Paris, le 21 mars 2023.
Une dernière promesse
Comment dire au-revoir à sa maman ?
Devoir se résoudre à lui faire ses adieux, c’est un peu se résoudre à abandonner une partie de soi-même. J’ai souvent entendu dire ma maman que s’il arrivait quelque chose à l’un de ses enfants, elle ne s’en remettrait jamais, que ce serait comme si une partie d’elle-même mourrait avec lui. Mais l’inverse est vrai aussi. Ma mère m’a porté pendant 9 mois, elle m’a nourri de son lait, elle m’a élevé pendant 18 ans.
Peut-il exister un lien plus fort entre deux personnes ? Je ne pense pas. Chaque jour de ma vie qui passait, j’avais conscience qu’elle était là quoi qu’il puisse arriver, et l’absurde certitude qu’elle serait toujours là.
Aujourd’hui, pourtant, elle n’est plus là. Et à cause de cette absurde certitude que je ne la perdrais jamais, je n’ai pas pris le temps de lui dire tout ce que j’aurais aimé lui dire. Je ne lui ai pas dit que grâce à elle, mon enfance avait un parfum délicat de bonheur, de tendresse et de succulents gâteaux. Je ne lui ai pas dit que chacun des baisers qu’elle avait déposé sur mes joues fleurissait éternellement dans ma mémoire, que le souvenir de ma main dans la sienne m’a toujours accompagné, même à l’âge adulte.
Je ne lui ai pas dit toute l’admiration que je lui portais en tant que femme, fière et forte, et en tant que mère, dévouée à ses enfants. Je ne lui ai pas dit quel modèle de vertu et de sagesse elle fut pour moi. Je ne lui ai pas dit combien je la trouvais belle, même quand son visage s’imprégnait peu à peu de l’empreinte du temps. Je lui ai dit que je l’aimais, parfois, mais je ne lui ai pas dit assez. Je ne lui ai pas dit que mon cœur débordait d’amour pour elle, comme aujourd’hui il déborde de tristesse.

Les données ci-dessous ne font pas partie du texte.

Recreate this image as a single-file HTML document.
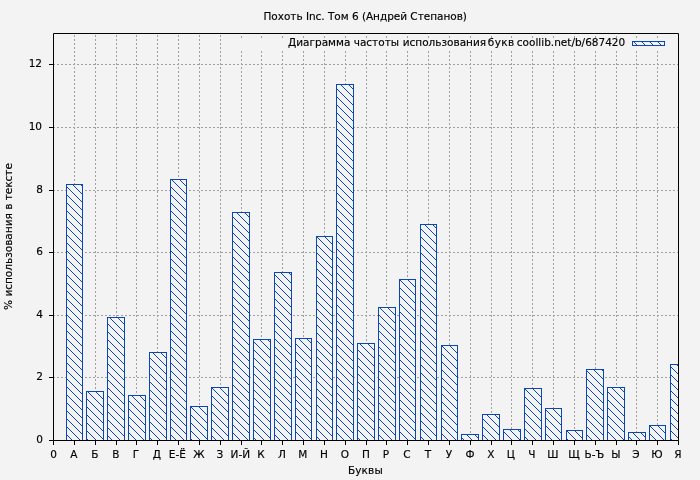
<!DOCTYPE html>
<html lang="ru"><head><meta charset="utf-8"><title>Похоть Inc. Том 6 (Андрей Степанов)</title>
<style>
html,body{margin:0;padding:0;background:#f3f3f3;}
body{width:700px;height:480px;overflow:hidden;}
svg{display:block;}
text{font-family:"DejaVu Sans","Liberation Sans",sans-serif;font-size:10.5px;fill:#000;stroke:#000;stroke-width:0.15px;}
</style></head><body>
<svg width="700" height="480" viewBox="0 0 700 480">
<defs>
<pattern id="h" width="8" height="8" patternUnits="userSpaceOnUse">
<path d="M-2,-2 L10,10 M-2,6 L2,10 M6,-2 L10,2" stroke="#0b47b3" stroke-width="1" fill="none"/>
</pattern>
<clipPath id="c"><rect x="53.5" y="33.5" width="625.0" height="407.0"/></clipPath>
</defs>
<rect width="700" height="480" fill="#f3f3f3"/>
<path d="M74.50,441.0 V33.0 M95.50,441.0 V33.0 M116.50,441.0 V33.0 M136.50,441.0 V33.0 M157.50,441.0 V33.0 M178.50,441.0 V33.0 M199.50,441.0 V33.0 M220.50,441.0 V33.0 M241.50,441 V50 M241.50,38 V33 M261.50,441 V50 M261.50,38 V33 M282.50,441 V50 M282.50,38 V33 M303.50,441 V50 M303.50,38 V33 M324.50,441 V50 M324.50,38 V33 M345.50,441 V50 M345.50,38 V33 M366.50,441 V50 M366.50,38 V33 M386.50,441 V50 M386.50,38 V33 M407.50,441 V50 M407.50,38 V33 M428.50,441 V50 M428.50,38 V33 M449.50,441 V50 M449.50,38 V33 M470.50,441 V50 M470.50,38 V33 M491.50,441 V50 M491.50,38 V33 M511.50,441 V50 M511.50,38 V33 M532.50,441 V50 M532.50,38 V33 M553.50,441 V50 M553.50,38 V33 M574.50,441 V50 M574.50,38 V33 M595.50,441 V50 M595.50,38 V33 M616.50,441 V50 M616.50,38 V33 M636.50,441 V50 M636.50,38 V33 M657.50,441 V50 M657.50,38 V33 M53.0,377.50 H679.0 M53.0,315.50 H679.0 M53.0,252.50 H679.0 M53.0,190.50 H679.0 M53.0,127.50 H679.0 M53.0,64.50 H679.0" stroke="#a0a0a0" stroke-width="1" stroke-dasharray="2,2" shape-rendering="crispEdges" fill="none"/>
<g clip-path="url(#c)">
<rect x="66.5" y="184.5" width="16.0" height="256.0" fill="#f3f3f3"/><rect x="66.5" y="184.5" width="16.0" height="256.0" fill="url(#h)" stroke="#0b47b3" stroke-width="1"/>
<rect x="86.5" y="391.5" width="17.0" height="49.0" fill="#f3f3f3"/><rect x="86.5" y="391.5" width="17.0" height="49.0" fill="url(#h)" stroke="#0b47b3" stroke-width="1"/>
<rect x="107.5" y="317.5" width="17.0" height="123.0" fill="#f3f3f3"/><rect x="107.5" y="317.5" width="17.0" height="123.0" fill="url(#h)" stroke="#0b47b3" stroke-width="1"/>
<rect x="128.5" y="395.5" width="17.0" height="45.0" fill="#f3f3f3"/><rect x="128.5" y="395.5" width="17.0" height="45.0" fill="url(#h)" stroke="#0b47b3" stroke-width="1"/>
<rect x="149.5" y="352.5" width="17.0" height="88.0" fill="#f3f3f3"/><rect x="149.5" y="352.5" width="17.0" height="88.0" fill="url(#h)" stroke="#0b47b3" stroke-width="1"/>
<rect x="170.5" y="179.5" width="16.0" height="261.0" fill="#f3f3f3"/><rect x="170.5" y="179.5" width="16.0" height="261.0" fill="url(#h)" stroke="#0b47b3" stroke-width="1"/>
<rect x="190.5" y="406.5" width="17.0" height="34.0" fill="#f3f3f3"/><rect x="190.5" y="406.5" width="17.0" height="34.0" fill="url(#h)" stroke="#0b47b3" stroke-width="1"/>
<rect x="211.5" y="387.5" width="17.0" height="53.0" fill="#f3f3f3"/><rect x="211.5" y="387.5" width="17.0" height="53.0" fill="url(#h)" stroke="#0b47b3" stroke-width="1"/>
<rect x="232.5" y="212.5" width="17.0" height="228.0" fill="#f3f3f3"/><rect x="232.5" y="212.5" width="17.0" height="228.0" fill="url(#h)" stroke="#0b47b3" stroke-width="1"/>
<rect x="253.5" y="339.5" width="17.0" height="101.0" fill="#f3f3f3"/><rect x="253.5" y="339.5" width="17.0" height="101.0" fill="url(#h)" stroke="#0b47b3" stroke-width="1"/>
<rect x="274.5" y="272.5" width="17.0" height="168.0" fill="#f3f3f3"/><rect x="274.5" y="272.5" width="17.0" height="168.0" fill="url(#h)" stroke="#0b47b3" stroke-width="1"/>
<rect x="295.5" y="338.5" width="16.0" height="102.0" fill="#f3f3f3"/><rect x="295.5" y="338.5" width="16.0" height="102.0" fill="url(#h)" stroke="#0b47b3" stroke-width="1"/>
<rect x="316.5" y="236.5" width="16.0" height="204.0" fill="#f3f3f3"/><rect x="316.5" y="236.5" width="16.0" height="204.0" fill="url(#h)" stroke="#0b47b3" stroke-width="1"/>
<rect x="336.5" y="84.5" width="17.0" height="356.0" fill="#f3f3f3"/><rect x="336.5" y="84.5" width="17.0" height="356.0" fill="url(#h)" stroke="#0b47b3" stroke-width="1"/>
<rect x="357.5" y="343.5" width="17.0" height="97.0" fill="#f3f3f3"/><rect x="357.5" y="343.5" width="17.0" height="97.0" fill="url(#h)" stroke="#0b47b3" stroke-width="1"/>
<rect x="378.5" y="307.5" width="17.0" height="133.0" fill="#f3f3f3"/><rect x="378.5" y="307.5" width="17.0" height="133.0" fill="url(#h)" stroke="#0b47b3" stroke-width="1"/>
<rect x="399.5" y="279.5" width="16.0" height="161.0" fill="#f3f3f3"/><rect x="399.5" y="279.5" width="16.0" height="161.0" fill="url(#h)" stroke="#0b47b3" stroke-width="1"/>
<rect x="420.5" y="224.5" width="16.0" height="216.0" fill="#f3f3f3"/><rect x="420.5" y="224.5" width="16.0" height="216.0" fill="url(#h)" stroke="#0b47b3" stroke-width="1"/>
<rect x="441.5" y="345.5" width="16.0" height="95.0" fill="#f3f3f3"/><rect x="441.5" y="345.5" width="16.0" height="95.0" fill="url(#h)" stroke="#0b47b3" stroke-width="1"/>
<rect x="461.5" y="434.5" width="17.0" height="6.0" fill="#f3f3f3"/><rect x="461.5" y="434.5" width="17.0" height="6.0" fill="url(#h)" stroke="#0b47b3" stroke-width="1"/>
<rect x="482.5" y="414.5" width="17.0" height="26.0" fill="#f3f3f3"/><rect x="482.5" y="414.5" width="17.0" height="26.0" fill="url(#h)" stroke="#0b47b3" stroke-width="1"/>
<rect x="503.5" y="429.5" width="17.0" height="11.0" fill="#f3f3f3"/><rect x="503.5" y="429.5" width="17.0" height="11.0" fill="url(#h)" stroke="#0b47b3" stroke-width="1"/>
<rect x="524.5" y="388.5" width="17.0" height="52.0" fill="#f3f3f3"/><rect x="524.5" y="388.5" width="17.0" height="52.0" fill="url(#h)" stroke="#0b47b3" stroke-width="1"/>
<rect x="545.5" y="408.5" width="16.0" height="32.0" fill="#f3f3f3"/><rect x="545.5" y="408.5" width="16.0" height="32.0" fill="url(#h)" stroke="#0b47b3" stroke-width="1"/>
<rect x="566.5" y="430.5" width="16.0" height="10.0" fill="#f3f3f3"/><rect x="566.5" y="430.5" width="16.0" height="10.0" fill="url(#h)" stroke="#0b47b3" stroke-width="1"/>
<rect x="586.5" y="369.5" width="17.0" height="71.0" fill="#f3f3f3"/><rect x="586.5" y="369.5" width="17.0" height="71.0" fill="url(#h)" stroke="#0b47b3" stroke-width="1"/>
<rect x="607.5" y="387.5" width="17.0" height="53.0" fill="#f3f3f3"/><rect x="607.5" y="387.5" width="17.0" height="53.0" fill="url(#h)" stroke="#0b47b3" stroke-width="1"/>
<rect x="628.5" y="432.5" width="17.0" height="8.0" fill="#f3f3f3"/><rect x="628.5" y="432.5" width="17.0" height="8.0" fill="url(#h)" stroke="#0b47b3" stroke-width="1"/>
<rect x="649.5" y="425.5" width="16.0" height="15.0" fill="#f3f3f3"/><rect x="649.5" y="425.5" width="16.0" height="15.0" fill="url(#h)" stroke="#0b47b3" stroke-width="1"/>
<rect x="670.5" y="364.5" width="16.0" height="76.0" fill="#f3f3f3"/><rect x="670.5" y="364.5" width="16.0" height="76.0" fill="url(#h)" stroke="#0b47b3" stroke-width="1"/>
</g>
<rect x="632.5" y="41.5" width="32" height="4" fill="url(#h)" stroke="#0b47b3" stroke-width="1"/>
<path d="M53.5,33.5 H678.5 V440.5 H53.5 Z M53.50,440.5 v4.5 M74.50,440.5 v4.5 M95.50,440.5 v4.5 M116.50,440.5 v4.5 M136.50,440.5 v4.5 M157.50,440.5 v4.5 M178.50,440.5 v4.5 M199.50,440.5 v4.5 M220.50,440.5 v4.5 M241.50,440.5 v4.5 M261.50,440.5 v4.5 M282.50,440.5 v4.5 M303.50,440.5 v4.5 M324.50,440.5 v4.5 M345.50,440.5 v4.5 M366.50,440.5 v4.5 M386.50,440.5 v4.5 M407.50,440.5 v4.5 M428.50,440.5 v4.5 M449.50,440.5 v4.5 M470.50,440.5 v4.5 M491.50,440.5 v4.5 M511.50,440.5 v4.5 M532.50,440.5 v4.5 M553.50,440.5 v4.5 M574.50,440.5 v4.5 M595.50,440.5 v4.5 M616.50,440.5 v4.5 M636.50,440.5 v4.5 M657.50,440.5 v4.5 M678.50,440.5 v4.5 M53.5,440.50 h-4.5 M53.5,377.50 h-4.5 M53.5,315.50 h-4.5 M53.5,252.50 h-4.5 M53.5,190.50 h-4.5 M53.5,127.50 h-4.5 M53.5,64.50 h-4.5" stroke="#000" stroke-width="1" fill="none"/>
<text x="263.5" y="20" textLength="203.4">Похоть Inc. Том 6 (Андрей Степанов)</text>
<text y="46"><tspan x="288">Диаграмма </tspan><tspan x="353.7">частоты </tspan><tspan x="402.7">использования </tspan><tspan x="487.8" textLength="26.5">букв</tspan> <tspan x="516.8">coollib.net/b/687420</tspan></text>
<text x="53.50" y="457.8" text-anchor="middle">0</text>
<text x="73.90" y="457.8" text-anchor="middle">А</text>
<text x="94.90" y="457.8" text-anchor="middle">Б</text>
<text x="115.90" y="457.8" text-anchor="middle">В</text>
<text x="135.90" y="457.8" text-anchor="middle">Г</text>
<text x="156.90" y="457.8" text-anchor="middle">Д</text>
<text x="177.30" y="457.8" text-anchor="middle">Е-Ё</text>
<text x="198.90" y="457.8" text-anchor="middle">Ж</text>
<text x="219.90" y="457.8" text-anchor="middle">З</text>
<text x="240.30" y="457.8" text-anchor="middle">И-Й</text>
<text x="260.90" y="457.8" text-anchor="middle">К</text>
<text x="281.90" y="457.8" text-anchor="middle">Л</text>
<text x="302.90" y="457.8" text-anchor="middle">М</text>
<text x="323.90" y="457.8" text-anchor="middle">Н</text>
<text x="344.90" y="457.8" text-anchor="middle">О</text>
<text x="365.90" y="457.8" text-anchor="middle">П</text>
<text x="385.90" y="457.8" text-anchor="middle">Р</text>
<text x="406.90" y="457.8" text-anchor="middle">С</text>
<text x="427.90" y="457.8" text-anchor="middle">Т</text>
<text x="448.90" y="457.8" text-anchor="middle">У</text>
<text x="469.90" y="457.8" text-anchor="middle">Ф</text>
<text x="490.90" y="457.8" text-anchor="middle">Х</text>
<text x="510.90" y="457.8" text-anchor="middle">Ц</text>
<text x="531.90" y="457.8" text-anchor="middle">Ч</text>
<text x="552.90" y="457.8" text-anchor="middle">Ш</text>
<text x="573.90" y="457.8" text-anchor="middle">Щ</text>
<text x="594.30" y="457.8" text-anchor="middle">Ь-Ъ</text>
<text x="615.90" y="457.8" text-anchor="middle">Ы</text>
<text x="635.90" y="457.8" text-anchor="middle">Э</text>
<text x="656.90" y="457.8" text-anchor="middle">Ю</text>
<text x="677.90" y="457.8" text-anchor="middle">Я</text>
<text x="43" y="443.00" text-anchor="end">0</text>
<text x="43" y="380.00" text-anchor="end">2</text>
<text x="43" y="318.00" text-anchor="end">4</text>
<text x="43" y="255.00" text-anchor="end">6</text>
<text x="43" y="193.00" text-anchor="end">8</text>
<text x="42" y="130.00" text-anchor="end">10</text>
<text x="42" y="67.00" text-anchor="end">12</text>
<text x="365.4" y="474" text-anchor="middle" letter-spacing="0.15">Буквы</text>
<text transform="translate(12,236.5) rotate(-90)" text-anchor="middle">% использования в тексте</text>
</svg>
</body></html>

Maman, je veux croire que tu es encore là ce matin et que tu entends ces quelques mots que je t’adresse, ainsi qu’une dernière promesse. Je te dois la vie, et je te dois en grande partie ce que je suis devenu. Mon chagrin de te perdre est immense et pour toujours, il demeurera en moi un vide, un no man’s land glacé. Mais à chaque pas que je continuerai à faire malgré tout, je penserai à toi, à ce que tu m’as enseigné, à ce que tu m’aurais conseillé, et ainsi tu pourras continuer à vivre un peu, par moi, pour toujours.
Car même si tu n’étais pas immortelle comme j’aimais à le penser, mon amour pour toi l’est.